Debbie Futhey - Floral designer at Memories of Home

I suppose since this has been the week of our 50th anniversary, everyone is expecting me to write about our 50th wedding anniversary. I’ve always wanted to be transparent with everyone and not to portray myself or my life as something that it is not. So, with that in mind, I am going to write this in a manner that might reveal some of my vulnerabilities. So if it bothers you, so be it. It’s who I am and it’s where I am.

My husband and I were married at a very young age. On my first date with him, I hated the fact that he sweat so much. While I don’t remember that I ever said that I would not marry him because of that, I do remember him telling people that he would never marry a red-headed girl. I think he thought there was something not right with red-headed women. And of course, after marrying a red-headed woman he knew that was the case. He was 21 years old and I was the ripe old age of 18. Everyone said it would never last. And I am sure at times, both he and I felt that they were right. But, we were “hormone happy” and brain dead when we married.

And here it is 50 years later and we both realize that neither of us really knew what love was when we got married. And the truth of the matter is, no one knows what love is until after you’re married. There were many moments in our marriage that I am sure we both asked ourselves what was I thinking when I married this person.

“You see, falling in love is easy. Staying in love takes a lot of work and is special.” (Anon.)

My husband and I are both Type A personalities. Both are driven and have strong personalities. He knows what he thinks and I know for sure what I think. Most of the time we have to come to a point that one of us gives in. I do have to admit that after 50 years we know each other so well, that we’ve learned that some things just don’t matter. One fight that we had in our marriage is one that we laugh at now, but 25 years ago was a really big thing.

This story may make some of you uncomfortable. But, I hope you can laugh with me about this. I remember at the time I was the head of a group in our church that took care of communion and all the dishes involved in the preparation of it. The church was somewhat large and we fixed about 250 communion cups each service. Well, being the somewhat lazy person that I am, and trying to find an easier way of doing things, I saw that some churches were using plastic communion cups. So rather than have to spend 1-2 hours after church washing and drying and putting away 250 communion cups and utensils, I had this great idea of using the plastic cups.

Great idea, right?

My husband, being on a board that would give us the go ahead to use these plastic cups, told me he would run it by the board. Well, to my amazement these men decided that “In this church, we’ll never use plastic!” So shocked was I at their response!

So my husband relayed the message to me and I reasoned with him as to the time it takes to clean this all up and did these “STUPID” people not understand that we had little kids running around after church unattended tnd that we needed to get them to bed for school the next day and on and on with my list of reasons.

Sorry to burst your bubble about me, but yes, sometimes I can be a real ——-, ( you fill in the blank.)

Well, the argument got so heated that I spent the night sleeping on the couch.
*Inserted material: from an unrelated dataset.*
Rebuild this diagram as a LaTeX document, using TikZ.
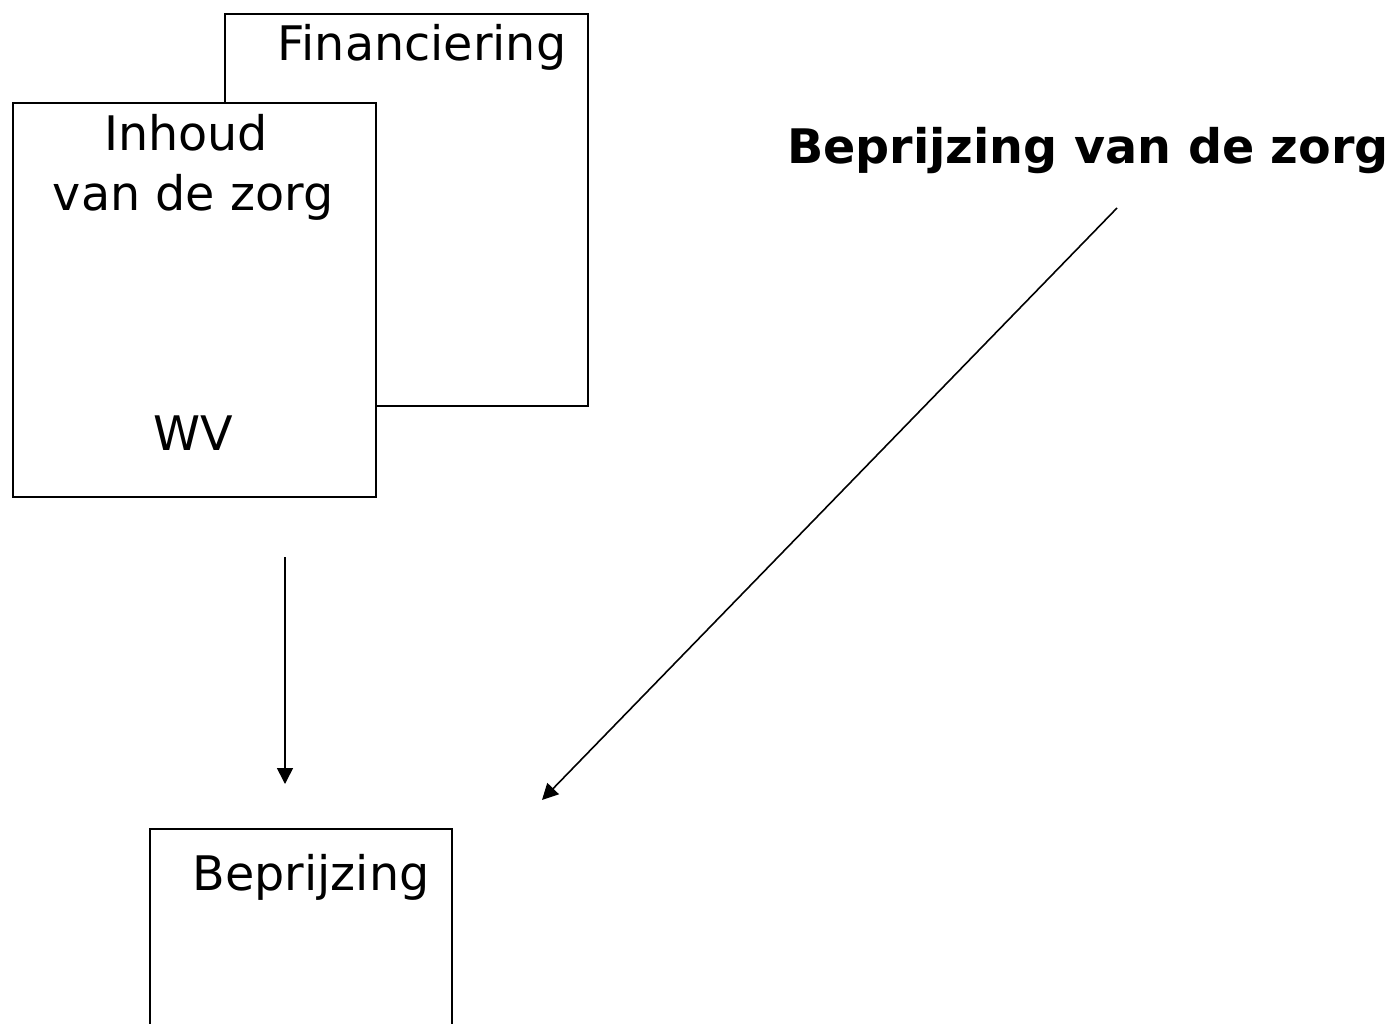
\documentclass[tikz,border=0pt]{standalone}
\usepackage{fontspec}
\setmainfont{DejaVu Sans}
\usetikzlibrary{arrows.meta}
\tikzset{
	blok/.style={draw, fill=white, line width=1.6pt, rectangle, inner sep=0pt, anchor=north west},
	tekst/.style={inner sep=0pt, anchor=base, font=\fontsize{47.6}{57}\selectfont},
	pijl/.style={line width=1.6pt, -{Triangle[length=16pt,width=16pt]}}
}
\begin{document}
\begin{tikzpicture}[x=1pt, y=-1pt]
		\clip (0,0) rectangle (1397,1023);
		\fill[white] (0,0) rectangle (1397,1023);
		%boxes
		\node[blok, minimum width=363pt, minimum height=392pt] (fin) at (224, 13){};
		\node[blok, minimum width=363pt, minimum height=394pt] (inh) at (12, 102){};
		\node[blok, minimum width=302pt, minimum height=260pt] (bep) at (149, 828){};
		
		%texts
		\node[tekst] (fintxt) at (422, 60){Financiering};
		\node[tekst] (inh1) at (186, 150){Inhoud};
		\node[tekst] (inh2) at (193, 210){van de zorg};
		\node[tekst] (wv) at (193, 450){WV};
		\node[tekst] (beptxt) at (311, 890){Beprijzing};
		\node[tekst, font=\fontsize{47.6}{57}\selectfont\bfseries] (titel) at (1088, 163){Beprijzing van de zorg};
		
		%arrows
		\coordinate (a1) at (285, 557);
		\coordinate (a2) at (285, 784);
		\coordinate (b1) at (1117, 208);
		\coordinate (b2) at (542, 800);
		\draw[pijl] (a1) -- (a2);
		\draw[pijl] (b1) -- (b2);
		\end{tikzpicture}
\end{document}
Yes, I am that spiritual. 😖

Obviously, we worked through it and in less than a month—We had plastic cups for communion.😊

I wish I could say that we never had stupid arguments, but I cannot. What I can say is that late in my marriage I came to realize this: My spouse is my partner: NOT my enemy. We will either win together or we will lose together. (DaveWillis.org) So we developed a winning team strategy. Sometimes he lets me win and sometimes I let him win. But we work together.

The arguments in our marriage are too numerous to mention. However, we’ve both become good forgivers! (Sometimes it takes time, but we do get through it.)

The secret to our marriage is that we’re two imperfect people who refuse to give up on each other. We’re both still learning how to love. And I must say, that the more years we stay together the better it becomes.
I thank all of the people who’ve come into our lives. Even the ones who I don’t like. God has used each of them to change me and to make me a better (sometimes) person than I was before. I’m grateful that God never gives up on me. And if you know me at all, you know that He has a lot more work to do on me.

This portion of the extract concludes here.